Being the low-end phone in the HTC’s One series lineup, the HTC One V brings something surprisingly refreshing – it has a screen that is less than 4-inches. Yes, I know. Something you thought would never happen as Android phone screen sizes continue to go up (I mean, the Samsung Galaxy Note has a 5-inch screen!). However, being part of the One series, it does have some expectation to be a quality phone. So does it live up to it?
Terence Huynh reviews the HTC One V – the little phone that could?
7.0 / 10
Aluminium unibody; screen size is refreshingly small and reproduce colours well; the camera is good for a 5MP camera
Hardware specs little underwhelming compared to One X; screen makes Sense UI feel cramped
A decent phone for basic functions, web browsing and social media updating – in a small package
Design and Features
The HTC One V is probably one of the few phones on Android that do not feature a 4-inch-or-higher screen. And after using such large devices for a year and a half for Android, it is feels weird to go back to a smaller screen size.
The phone’s design is pretty simplistic – with a grey aluminium unibody with some bits of grey plastic. However, it does make the phone is easy to grip and it doesn’t leave any of those pesky fingerprints on the body. It does have a slight curve at the base of the phone – which serves pretty much no purpose other than to slightly different the design from other phones out there in the market
The front is taken up largely by the 3.7-inch Super LCD touchscreen, with three capacitive keys that are standard on all Android phones (home, back and windows) below. The screen is brilliant in reproducing colour, but if you’re jumping from large screen on your phone to this one, then you’ll feel that everything is cramped onto the screen. If you have big thumbs, then you’re going to have a hard time typing because the keys on the virtual keyboard will be a tad smaller than usual.
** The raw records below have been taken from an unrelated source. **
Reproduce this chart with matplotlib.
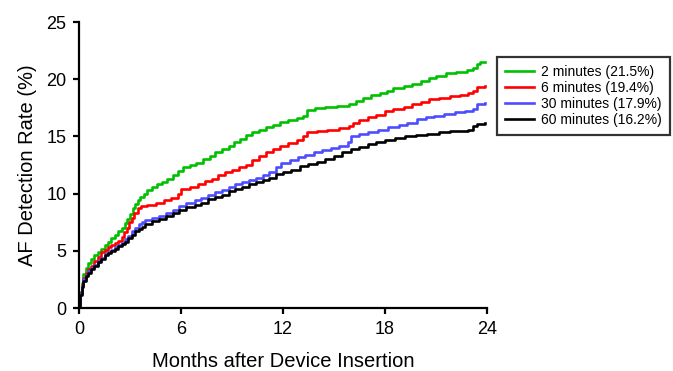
import matplotlib
matplotlib.use("Agg")
import matplotlib.pyplot as plt

plt.rcParams['font.family'] = ['Liberation Sans', 'DejaVu Sans']

# (months after insertion, detection rate %)
pts_2 = [(0, 0.5), (0.08, 1.4), (0.15, 2.2), (0.25, 3.0), (0.4, 3.5), (0.55, 3.9), (0.7, 4.3), (0.9, 4.6),
         (1.1, 4.9), (1.3, 5.2), (1.5, 5.5), (1.7, 5.8), (1.9, 6.1), (2.1, 6.4), (2.3, 6.7), (2.5, 7.0),
         (2.7, 7.4), (2.85, 7.8), (3.0, 8.2), (3.15, 8.7), (3.3, 9.1), (3.45, 9.4), (3.6, 9.7), (3.8, 10.0),
         (4.0, 10.3), (4.3, 10.6), (4.6, 10.8), (4.9, 11.0), (5.2, 11.3), (5.5, 11.6), (5.8, 12.0), (6.1, 12.3),
         (6.5, 12.5), (6.9, 12.7), (7.3, 13.0), (7.7, 13.3), (8.0, 13.6), (8.4, 13.9), (8.8, 14.2), (9.1, 14.5),
         (9.5, 14.8), (9.8, 15.1), (10.2, 15.4), (10.6, 15.6), (11.0, 15.8), (11.4, 16.0), (11.8, 16.3),
         (12.3, 16.4), (12.8, 16.6), (13.2, 16.8), (13.4, 17.3), (13.9, 17.5), (14.5, 17.6), (15.2, 17.7),
         (15.9, 17.8), (16.3, 18.1), (16.7, 18.4), (17.2, 18.6), (17.7, 18.8), (18.1, 19.0), (18.5, 19.2),
         (19.1, 19.4), (19.6, 19.6), (20.1, 19.8), (20.6, 20.1), (21.0, 20.3), (21.6, 20.5), (22.2, 20.6),
         (22.8, 20.8), (23.2, 21.0), (23.4, 21.3), (23.6, 21.5), (23.9, 21.5)]

pts_6 = [(0, 0.4), (0.08, 1.3), (0.15, 2.0), (0.25, 2.6), (0.4, 3.1), (0.55, 3.4), (0.7, 3.7), (0.9, 4.1),
         (1.1, 4.5), (1.3, 4.9), (1.5, 5.1), (1.7, 5.3), (1.9, 5.5), (2.1, 5.7), (2.3, 5.9), (2.5, 6.2),
         (2.65, 6.6), (2.8, 7.0), (2.95, 7.5), (3.1, 7.9), (3.25, 8.3), (3.45, 8.7), (3.65, 8.9), (4.0, 9.0),
         (4.5, 9.2), (5.0, 9.4), (5.4, 9.6), (5.8, 10.0), (6.0, 10.4), (6.5, 10.6), (7.0, 10.8), (7.4, 11.1),
         (7.8, 11.3), (8.2, 11.6), (8.6, 11.9), (9.0, 12.1), (9.4, 12.3), (9.8, 12.5), (10.2, 12.9), (10.6, 13.3),
         (11.0, 13.6), (11.4, 13.9), (11.8, 14.2), (12.3, 14.4), (12.8, 14.7), (13.2, 15.0), (13.4, 15.4),
         (14.0, 15.5), (14.6, 15.6), (15.3, 15.7), (15.9, 15.9), (16.1, 16.2), (16.5, 16.4), (17.0, 16.7),
         (17.5, 16.9), (18.0, 17.2), (18.5, 17.4), (19.1, 17.6), (19.6, 17.8), (20.1, 18.0), (20.6, 18.3),
         (21.2, 18.4), (21.8, 18.5), (22.4, 18.6), (22.9, 18.8), (23.2, 19.0), (23.4, 19.3), (23.9, 19.4)]

pts_30 = [(0, 0.3), (0.08, 1.2), (0.15, 1.9), (0.25, 2.5), (0.4, 2.9), (0.55, 3.2), (0.7, 3.5), (0.9, 3.8),
          (1.1, 4.1), (1.3, 4.4), (1.5, 4.7), (1.7, 4.9), (1.9, 5.1), (2.1, 5.3), (2.3, 5.5), (2.5, 5.7),
          (2.7, 6.0), (2.9, 6.3), (3.1, 6.7), (3.3, 7.0), (3.5, 7.3), (3.7, 7.5), (3.9, 7.7), (4.3, 7.9),
          (4.7, 8.0), (5.1, 8.3), (5.5, 8.6), (5.9, 8.9), (6.3, 9.2), (6.8, 9.4), (7.2, 9.6), (7.6, 9.9),
          (8.0, 10.1), (8.4, 10.3), (8.8, 10.6), (9.2, 10.8), (9.6, 11.0), (10.0, 11.2), (10.4, 11.4),
          (10.8, 11.6), (11.2, 11.9), (11.6, 12.3), (11.9, 12.7), (12.4, 12.9), (12.9, 13.2), (13.3, 13.4),
          (13.8, 13.6), (14.3, 13.8), (14.8, 14.0), (15.3, 14.2), (15.8, 14.5), (16.0, 15.0), (16.5, 15.2),
          (17.0, 15.4), (17.6, 15.6), (18.2, 15.8), (18.8, 16.0), (19.3, 16.2), (19.9, 16.5), (20.4, 16.7),
          (20.9, 16.8), (21.5, 17.0), (22.1, 17.1), (22.7, 17.2), (23.2, 17.4), (23.4, 17.8), (23.9, 17.9)]

pts_60 = [(0, 0.2), (0.08, 1.1), (0.15, 1.8), (0.25, 2.4), (0.4, 2.8), (0.55, 3.1), (0.7, 3.4), (0.9, 3.7),
          (1.1, 4.0), (1.3, 4.3), (1.5, 4.6), (1.7, 4.8), (1.9, 5.0), (2.1, 5.2), (2.3, 5.4), (2.5, 5.6),
          (2.7, 5.8), (2.9, 6.1), (3.1, 6.4), (3.3, 6.7), (3.5, 6.9), (3.7, 7.1), (3.9, 7.3), (4.3, 7.6),
          (4.7, 7.8), (5.1, 8.0), (5.5, 8.3), (5.9, 8.6), (6.3, 8.8), (6.8, 9.0), (7.2, 9.2), (7.6, 9.5),
          (8.0, 9.7), (8.4, 9.9), (8.8, 10.2), (9.2, 10.4), (9.6, 10.6), (10.0, 10.8), (10.4, 11.0),
          (10.8, 11.2), (11.2, 11.4), (11.6, 11.7), (12.0, 11.9), (12.5, 12.1), (13.0, 12.4), (13.5, 12.6),
          (14.0, 12.8), (14.5, 13.0), (15.0, 13.3), (15.5, 13.6), (16.0, 13.9), (16.5, 14.1), (17.0, 14.3),
          (17.5, 14.5), (18.0, 14.7), (18.6, 14.9), (19.2, 15.0), (19.8, 15.1), (20.5, 15.2), (21.2, 15.4),
          (21.8, 15.5), (22.4, 15.5), (22.9, 15.6), (23.2, 15.9), (23.4, 16.1), (23.9, 16.2)]

labels = ["2 minutes (21.5%)", "6 minutes (19.4%)", "30 minutes (17.9%)", "60 minutes (16.2%)"]
colors = ["#00c000", "#ff0000", "#4d4dff", "#000000"]

fig = plt.figure(figsize=(6.73, 3.71), dpi=100)
ax = fig.add_axes([0.1174, 0.1698, 0.6062, 0.7709])

for pts, lab, c in zip([pts_2, pts_6, pts_30, pts_60], labels, colors):
    m, v = zip(*pts)
    ax.plot(m, v, drawstyle='steps-post', color=c, lw=1.9, label=lab)

ax.set_xlim(0, 24)
ax.set_ylim(0, 25)
ax.set_xticks([0, 6, 12, 18, 24])
ax.set_yticks([0, 5, 10, 15, 20, 25])
ax.spines['top'].set_visible(False)
ax.spines['right'].set_visible(False)
for s in ['left', 'bottom']:
    ax.spines[s].set_linewidth(1.6)
ax.tick_params(width=1.6, length=4, labelsize=13, pad=5)
ax.set_xlabel("Months after Device Insertion", fontsize=14.5, labelpad=10.5)
ax.set_ylabel("AF Detection Rate (%)", fontsize=14.5, labelpad=7)

leg = ax.legend(loc='upper left', bbox_to_anchor=(1.0245, 0.8776), borderaxespad=0,
                fancybox=False, edgecolor='black', fontsize=10, handlelength=2.1,
                labelspacing=0.15, borderpad=0.55, handletextpad=0.55)
leg.get_frame().set_linewidth(1.6)

fig.savefig("out.png", dpi=100)
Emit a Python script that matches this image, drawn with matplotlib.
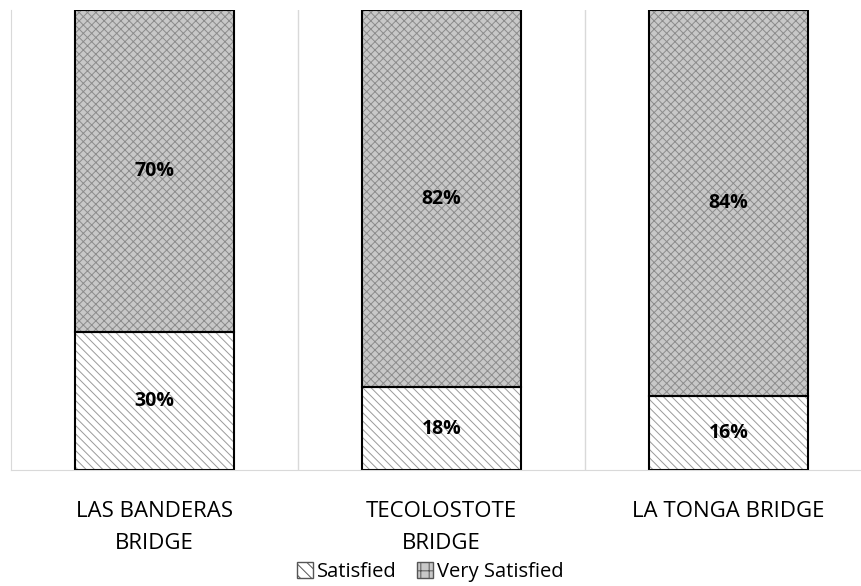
import matplotlib.pyplot as plt
import numpy as np
from matplotlib.patches import Patch

plt.rcParams['font.family'] = ['Open Sans', 'DejaVu Sans']
plt.rcParams['hatch.linewidth'] = 0.7

categories = ['LAS BANDERAS\nBRIDGE', 'TECOLOSTOTE\nBRIDGE', 'LA TONGA BRIDGE']
satisfied = [30, 18, 16]
very_satisfied = [70, 82, 84]

fig = plt.figure(figsize=(8.61, 5.86), dpi=100)
ax = fig.add_axes([11 / 861, 116 / 586, 861 / 861, 460 / 586])

x = np.arange(len(categories))
w = 0.556

# hatch layer (gray), then black outlines on top
ax.bar(x, satisfied, w, color='white', edgecolor='#9a9a9a', hatch='\\\\\\\\', linewidth=0)
ax.bar(x, very_satisfied, w, bottom=satisfied, color='#c8c8c8', edgecolor='#8c8c8c', hatch='xxxx', linewidth=0)
ax.bar(x, satisfied, w, fill=False, edgecolor='black', linewidth=1.5)
ax.bar(x, very_satisfied, w, bottom=satisfied, fill=False, edgecolor='black', linewidth=1.5)

for i in range(len(x)):
    ax.text(x[i], satisfied[i] / 2, f'{satisfied[i]}%', ha='center', va='center',
            fontsize=14, fontweight='bold')
    ax.text(x[i], satisfied[i] + very_satisfied[i] / 2, f'{very_satisfied[i]}%', ha='center',
            va='center', fontsize=14, fontweight='bold')

ax.set_xlim(-0.5, 2.5)
ax.set_ylim(0, 100)
ax.set_yticks([])
ax.set_xticks(x)
ax.set_xticklabels(categories, fontsize=16, linespacing=1.7)
ax.tick_params(axis='x', length=0, pad=22)
for v in [0.5, 1.5]:
    ax.axvline(v, color='#d9d9d9', linewidth=1, zorder=0)
for s in ['top', 'right']:
    ax.spines[s].set_visible(False)
ax.spines['left'].set_color('#d9d9d9')
ax.spines['bottom'].set_color('#d9d9d9')

handles = [Patch(facecolor='white', edgecolor='#555555', hatch='\\\\\\', label='Satisfied'),
           Patch(facecolor='#c8c8c8', edgecolor='#555555', hatch='++', label='Very Satisfied')]
fig.legend(handles=handles, loc='lower center', bbox_to_anchor=(0.5, -0.024), ncol=2,
           frameon=False, fontsize=14.5, handlelength=0.8, handleheight=0.8,
           handletextpad=0.2, columnspacing=1.0)

fig.savefig('out.png')
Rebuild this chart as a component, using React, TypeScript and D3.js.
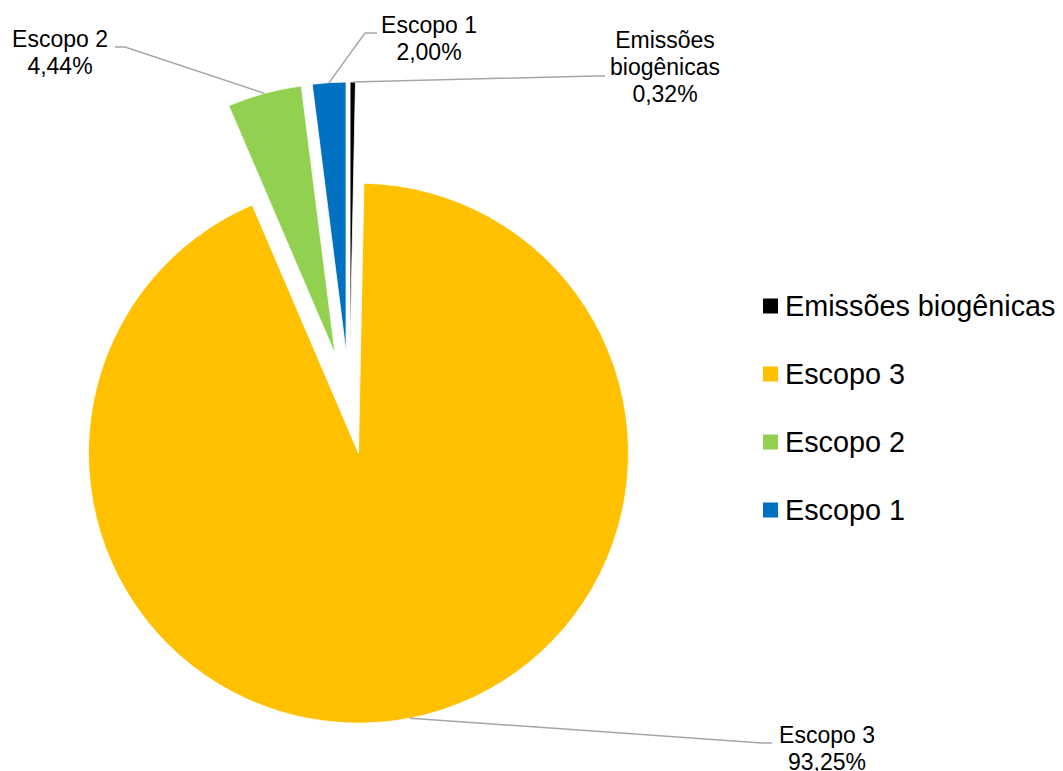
import React from "react";
import * as d3 from "d3";

const categories = ["Emissões biogênicas", "Escopo 3", "Escopo 2", "Escopo 1"];
const values = [0.32, 93.25, 4.44, 2.0];
const colors = ["#000000", "#FFC000", "#92D050", "#0070C0"];
const labelNames = [["Emissões", "biogênicas"], ["Escopo 3"], ["Escopo 2"], ["Escopo 1"]];

// layout (positions of labels / explosion) – styling, not data
const W = 1063;
const H = 771;
const CX = 349.5;
const CY = 407;
const R = 270;
const explode = [55, 47, 55, 55];
const labelLayout = [
  { x: 665, y: 48, elbow: [595, 76], end: [605, 76] },
  { x: 827, y: 743, elbow: [762, 743], end: [772, 743] },
  { x: 60, y: 47, elbow: [125, 47], end: [115, 47] },
  { x: 429, y: 33, elbow: [365, 33], end: [377, 33] },
];
const FONT = "'Liberation Sans', Arial, sans-serif";

const fmt = (v: number) => d3.format(".2f")(v).replace(".", ",") + "%";

export default function App() {
  const pie = d3
    .pie<number>()
    .sort(null)
    .value((d) => d)
    .startAngle(0)
    .endAngle(2 * Math.PI);
  const arcs = pie(values);
  const arc = d3.arc<d3.PieArcDatum<number>>().innerRadius(0).outerRadius(R);

  const legendX = 763;
  const legendY0 = 306;
  const legendStep = 68;

  return (
    <svg
      width={W}
      height={H}
      style={{ position: "absolute", left: 0, top: 0, background: "#fff" }}
      fontFamily={FONT}
    >
      <g transform={`translate(${CX},${CY})`}>
        {arcs.map((a, i) => {
          const mid = (a.startAngle + a.endAngle) / 2;
          const dx = explode[i] * Math.sin(mid);
          const dy = -explode[i] * Math.cos(mid);
          return (
            <path
              key={i}
              d={arc(a) || ""}
              transform={`translate(${dx},${dy})`}
              fill={colors[i]}
              stroke="#fff"
              strokeWidth={0.8}
            />
          );
        })}
      </g>
      {arcs.map((a, i) => {
        const mid = (a.startAngle + a.endAngle) / 2;
        const dist = explode[i] + R;
        const sx = CX + dist * Math.sin(mid);
        const sy = CY - dist * Math.cos(mid);
        const L = labelLayout[i];
        const pts = [[sx, sy], L.elbow, L.end];
        return (
          <polyline
            key={"l" + i}
            points={pts.map((p) => p.join(",")).join(" ")}
            fill="none"
            stroke="#A6A6A6"
            strokeWidth={1.5}
          />
        );
      })}
      {arcs.map((a, i) => {
        const L = labelLayout[i];
        const lines = [...labelNames[i], fmt(values[i])];
        return (
          <text key={"t" + i} x={L.x} y={L.y} textAnchor="middle" fontSize={23} fill="#000">
            {lines.map((s, j) => (
              <tspan key={j} x={L.x} y={L.y + j * 27}>
                {s}
              </tspan>
            ))}
          </text>
        );
      })}
      {categories.map((c, i) => (
        <g key={"lg" + i} transform={`translate(${legendX},${legendY0 + i * legendStep})`}>
          <rect x={0} y={-7.5} width={15} height={15} fill={colors[i]} />
          <text x={22} y={10} fontSize={28.8} fill="#000">
            {c}
          </text>
        </g>
      ))}
    </svg>
  );
}
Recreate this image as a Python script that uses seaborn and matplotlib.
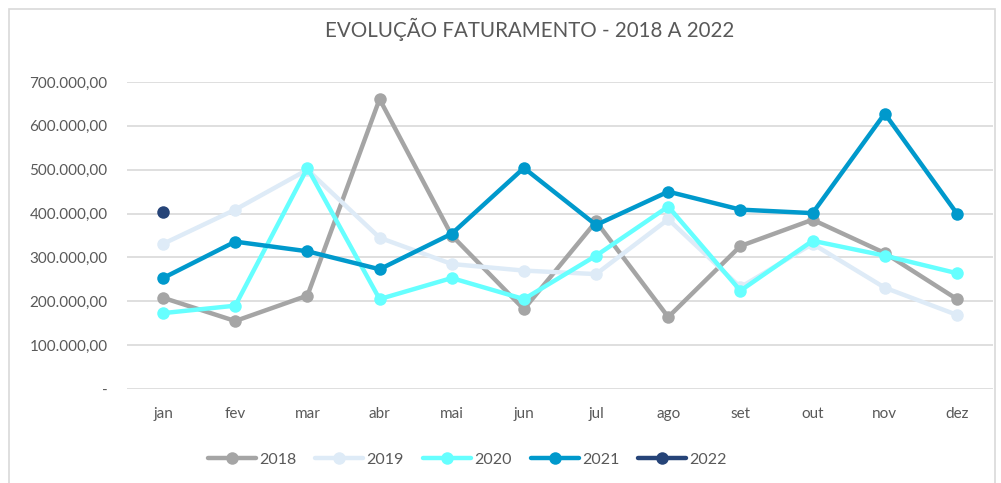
import matplotlib
matplotlib.use("Agg")
import matplotlib.pyplot as plt
import seaborn as sns
import pandas as pd
from matplotlib.patches import Rectangle
from matplotlib.ticker import FuncFormatter

months = ["jan", "fev", "mar", "abr", "mai", "jun", "jul", "ago", "set", "out", "nov", "dez"]
v2018 = [208000, 155000, 213000, 661000, 350000, 182000, 382000, 164000, 326000, 386000, 310000, 205000]
v2019 = [331000, 409000, 500000, 345000, 285000, 270000, 262000, 387000, 232000, 331000, 231000, 169000]
v2020 = [173000, 190000, 504000, 205000, 253000, 205000, 304000, 416000, 224000, 338000, 304000, 264000]
v2021 = [253000, 336000, 314000, 273000, 354000, 504000, 374000, 450000, 409000, 401000, 628000, 400000]
v2022 = [403000]
years = ["2018", "2019", "2020", "2021", "2022"]
colors = ["#A5A5A5", "#DEEBF7", "#66FFFF", "#0099CC", "#264478"]

rows = []
for y, vals in zip(years, [v2018, v2019, v2020, v2021, v2022]):
    for i, v in enumerate(vals):
        rows.append({"ano": y, "mes": i, "valor": v})
df = pd.DataFrame(rows)

sns.set_theme(style="white")
plt.rcParams["font.family"] = ["Lato", "DejaVu Sans"]

fig = plt.figure(figsize=(10.01, 4.83), dpi=100)
ax = fig.add_axes([127 / 1001, (483 - 389) / 483, (993 - 127) / 1001, (389 - 82) / 483])

sns.lineplot(data=df, x="mes", y="valor", hue="ano", palette=dict(zip(years, colors)),
             marker="o", markersize=9, markeredgewidth=0, linewidth=3.2, ax=ax, legend=False,
             sort=False)

ax.set_xlim(-0.5, 11.5)
ax.set_ylim(0, 700000)
ax.set_yticks(range(0, 700001, 100000))
ax.yaxis.set_major_formatter(FuncFormatter(
    lambda v, p: "-" if v == 0 else f"{v:,.2f}".replace(",", "X").replace(".", ",").replace("X", ".")))
ax.set_xticks(range(12))
ax.set_xticklabels(months)
ax.grid(axis="y", color="#D9D9D9", linewidth=1.2)
ax.set_axisbelow(True)
for s in ax.spines.values():
    s.set_visible(False)
ax.tick_params(axis="both", length=0, colors="#595959", labelsize=11)
ax.tick_params(axis="y", pad=14)
ax.tick_params(axis="x", pad=13)
ax.set_xlabel("")
ax.set_ylabel("")

fig.text(0.529, 0.94, "EVOLUÇÃO FATURAMENTO - 2018 A 2022", ha="center", va="center",
         fontsize=14.8, color="#595959")

handles = [plt.Line2D([], [], color=c, linewidth=3.2, marker="o", markersize=9, markeredgewidth=0)
           for c in colors]
fig.legend(handles, years, loc="center", bbox_to_anchor=(0.467, 0.048), ncol=5, frameon=False,
           fontsize=11.5, labelcolor="#595959", handlelength=3.0, columnspacing=1.2, handletextpad=0.2)

fig.patches.append(Rectangle((9 / 1001, -0.01), (995 - 9) / 1001, 1 - 9 / 483 + 0.01,
                             transform=fig.transFigure, fill=False, edgecolor="#D9D9D9",
                             linewidth=1.2))

fig.savefig("out.png", dpi=100, facecolor="white")
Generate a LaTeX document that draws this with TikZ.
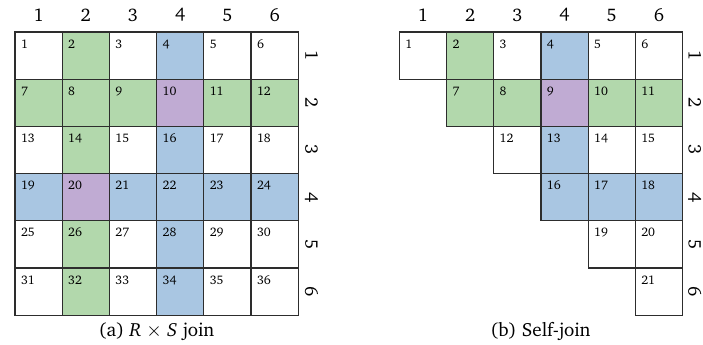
\documentclass[tikz,border=0pt]{standalone}
\usepackage[T1]{fontenc}
\usepackage{charter}
\usepackage{tikz}

\definecolor{cellgreen}{RGB}{178,216,172}
\definecolor{cellblue}{RGB}{169,198,226}
\definecolor{cellpurple}{RGB}{192,171,211}
\definecolor{gridline}{RGB}{45,45,45}

\begin{document}
\begin{tikzpicture}
[x=1cm,y=-1cm,
 cellline/.style={draw=gridline,line width=0.75pt},
 cellnum/.style={anchor=base west,inner sep=0pt,font=\fontsize{7.5}{9}\selectfont},
 axisnum/.style={inner sep=0pt,font=\fontsize{11}{13}\selectfont},
 caption/.style={inner sep=0pt,font=\fontsize{11.5}{14}\selectfont}]

\useasboundingbox (0,0) rectangle (14.894,7.309);

% pick the fill: green for row/col 2, blue for row/col 4, purple where both meet
\newcommand{\pickfill}[2]{%
  \pgfmathtruncatemacro\isg{or(#1==2,#2==2)}%
  \pgfmathtruncatemacro\isb{or(#1==4,#2==4)}%
  \pgfmathtruncatemacro\kind{\isg+2*\isb}%
  \edef\fillc{\ifcase\kind white\or cellgreen\or cellblue\or cellpurple\fi}}

% full grid, R x S join
\def\xa{0.318}
\def\ya{0.678}
\foreach \r in {1,...,6}
  \foreach \c in {1,...,6} {
    \pickfill{\r}{\c}
    \fill[\fillc] (\xa+\c-1,\ya+\r-1) rectangle (\xa+\c,\ya+\r);
  }
\foreach \r in {1,...,6}
  \foreach \c in {1,...,6} {
    \pgfmathtruncatemacro\n{(\r-1)*6+\c}
    \draw[cellline] (\xa+\c-1,\ya+\r-1) rectangle (\xa+\c,\ya+\r);
    \node[cellnum] (a-\r-\c) at (\xa+\c-1+0.12,\ya+\r-1+0.34) {\n};
  }
\foreach \i in {1,...,6} {
  \node[axisnum] (acol-\i) at (\xa+\i-0.5,0.318) {\i};
  \node[axisnum,rotate=-90] (arow-\i) at (6.60,\ya+\i-0.5) {\i};
}
\node[caption] (capa) at (3.316,7.03) {(a) \textit{R} $\times$ \textit{S} join};

% upper triangle, self-join
\def\xb{8.46}
\foreach \r in {1,...,6}
  \foreach \c in {\r,...,6} {
    \pickfill{\r}{\c}
    \fill[\fillc] (\xb+\c-1,\ya+\r-1) rectangle (\xb+\c,\ya+\r);
  }
\foreach \r in {1,...,6}
  \foreach \c in {\r,...,6} {
    \pgfmathtruncatemacro\n{(\r-1)*(14-\r)/2+\c-\r+1}
    \draw[cellline] (\xb+\c-1,\ya+\r-1) rectangle (\xb+\c,\ya+\r);
    \node[cellnum] (b-\r-\c) at (\xb+\c-1+0.12,\ya+\r-1+0.34) {\n};
  }
\foreach \i in {1,...,6} {
  \node[axisnum] (bcol-\i) at (\xb+\i-0.5,0.318) {\i};
  \node[axisnum,rotate=-90] (brow-\i) at (14.72,\ya+\i-0.5) {\i};
}
\node[caption] (capb) at (11.45,7.03) {(b) Self-join};

\end{tikzpicture}
\end{document}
And because of the smaller screen size, the body is smaller. But one thing I like about the smaller body is that you can – like the iPhone and iPod touch – simply hold the phone and swipe from one edge of the screen to the other using only one hand.
In terms of hardware features – the phone features a 1GHz processor, 5-megapixel rear camera with LED flash and auto-focus, 4GB of storage and 512MB of RAM. While it is understandable that the phone’s features are meant to be lower in comparison to the One X, the hardware seems to be its Achilles heel. In comparison to all the other phones it is meant to be competing, a 1GHz processor in mid-2012 doesn’t seem right for a smartphone.
Well, unless you’re Windows Phone 7 – and you only got Microsoft to blame.
The HTC One V, like all other phones in the One Series, runs Android 4.0 Ice Cream Sandwich with their own custom skin – the Sense UI.
The One V features a 5-megapixel camera, and while it is of a lower resolution compared to the 8-megapixel sensor found on the One X and other smartphones, it is surprisingly good. Of course, it isn’t as sharp and crisp as the One X’s camera lens, but for those who just want a photo – it will probably be fine (Of course, that said, if you want a better picture quality, get a camera and bring that instead).
The camera interface is, like every Android manufacturer, heavily customised. But you still get access to change the flash and change the scenes, such as Panorama and HDR photo shooting modes. It also has several Instagram-like effects, if you feel a bit artsy.
The phone is surprisingly coped well with a single core 1GHz processor. There weren’t any major problems when interacting with Android and the Sense UI – a bit of lag and jitters occasionally. But of course, with a 1GHz single core processor, it’s not going to perform the same like the HTC One X or the Samsung Galaxy S III. Most apps worked well – but if you’re going to be using this predominantly to connect to social networks like Facebook and Twitter, and browse the web, then it’s probably will handle it.
The Sense UI is pretty much the same experience as outlined as on the One X (“pretty easy to use”), except being squished into the smaller screen. Again, if you’re jumping from Gingerbread to Ice Cream Sandwich, there are some changes to how widgets are added, but these are minor problems.
Battery life on this phone is pretty good for a phone of this size and type. The phone managed to last for a two and bit days on simply using Facebook and Twitter mostly.
The HTC One V is more targeted towards those who are either jumping from pre-paid to a paid plan, but do not want to pay for a $60 a month plan to get a phone like the HTC One X or Galaxy S III. The phone has minor problems, but overall it is a decent phone to use for basic functions like calling, posting status messages on Twitter and checking Facebook.
The small screen size does put a major feature point of difference in comparison to its rivals – and the 3.7-inch screen will probably win those who do not necessarily need such a big screen. If only it had a dual core processor and more RAM, then it would be a more competitive alternative.
However, but you have to give credit to HTC, they would be tempted to make this more like their previous cheap phones – built with plastic and heavily underpowered. Instead, they have made a phone more aligned with the rest of the One series.